My textbook solves the equation $\arctan x + \arcsin \frac{x}{\sqrt{x^2+9/4}}=\frac{\pi}{4}$ by taking the tangent both sides and using the identity $\tan(\alpha+\beta)=\frac{\tan \alpha + \tan \beta}{1-\tan \alpha \tan \beta}$; that approach leads to the solutions $x=-3 \vee x=1/2$, but $x=-3$ is not a solution since $\arctan(-3)+\arcsin \frac{-3}{\sqrt{(-3)^2+9/4}}=-3\displaystyle\frac\pi4 \ne \displaystyle\frac\pi4$.
My questions are:
i) I believe that the reason why there is a mistake (the extra wrong solution $x=-3$) is when the author takes the tangent both sides of the equation: the range of the function $f:\mathbb{R} \to \mathbb{R}$ defined by $f(x)=\arctan x +\arcsin \frac{x}{\sqrt{x^2+9/4}}$ is $(-\pi, \pi)$, so there are values of $f$ where $\tan f$ is not injective, that is for $x\in (-\pi,-\displaystyle\frac\pi2]\cup[\displaystyle\frac\pi2,\pi)$, and thus, if I'm not wrong, the equation is not equivalent to the one that is obtained by taking tangent both sides because the implication $\tan(r)=\tan(s) \implies r=s$ is valid only where the tangent is injective. Maybe this can be solved by considering the two intervals $(-\pi,-\displaystyle\frac\pi2]\cup[\displaystyle\frac\pi2,\pi)$, use the periodicity of the tangent to shift $x$ in an interval where the tangent is injective (for example, using $\tan(x+\pi)=\tan x$ for $x\in(-\pi,-\displaystyle\frac\pi2)$, so that $\tan(x+\pi)$ is now injective for $x\in(-\pi,-\displaystyle\frac\pi2)$) and now use again the injectivity to apply tangent both sides. Is this the correct way to solve the equation? Using the injectivity in $(-\displaystyle\frac\pi2,\displaystyle\frac\pi2)$ and then consider other two cases for $(-\pi,-\displaystyle\frac\pi2]$ and $[\displaystyle\frac\pi2,\pi)$ to use again injectivity and consider the union of all the solutions set?

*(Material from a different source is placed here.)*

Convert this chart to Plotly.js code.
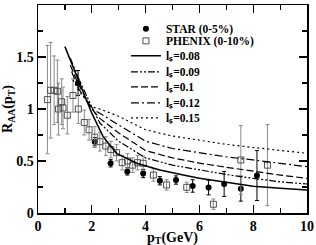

ii) The identity $\tan(\alpha+\beta)=\frac{\tan \alpha + \tan \beta}{1-\tan \alpha \tan \beta}$ holds for $\alpha, \beta, \alpha+\beta \ne \displaystyle\frac\pi2+k\pi$ with $k\in\mathbb{Z}$; shouldn't I check that $\arctan x=\displaystyle\frac\pi2+k\pi$, $\arcsin \frac{x}{\sqrt{x^2+9/4}}=\displaystyle\frac\pi2+k\pi$ and $f(x)=\displaystyle\frac\pi2+k\pi$ aren't solutions as well to not lose solutions after using the identity? Of course is obvious that $\arctan x \ne \displaystyle\frac\pi2+k\pi$ and $\arcsin \frac{x}{\sqrt{x^2+9/4}} \ne \displaystyle\frac\pi2+k\pi$ because they are bounded for values in $(-\displaystyle\frac\pi2,\displaystyle\frac\pi2)$ and $[-1,1]$ respectively, to me is not obvious to show that $f(x) \ne \displaystyle\frac\pi2+k\pi$.
Actually, I believe it is not always true: since $f$ is continuous and has image $(-\pi,\pi)$, it follows that there exist $x_0,x_1$ such that $f(x_0)=\displaystyle\frac\pi2$ and $f(x_1)=-\displaystyle\frac\pi2$ (which are the only two values to check, because for $k \notin \{-1,0\}$ it is $\displaystyle\frac\pi2+k\pi \notin (-\pi,\pi)$); however, these are not solutions of $f(x)=\displaystyle\frac\pi4$ and so the equation is equivalent to the one obtained using the trigonometric identity for the angles sum of the tangent. Is this correct?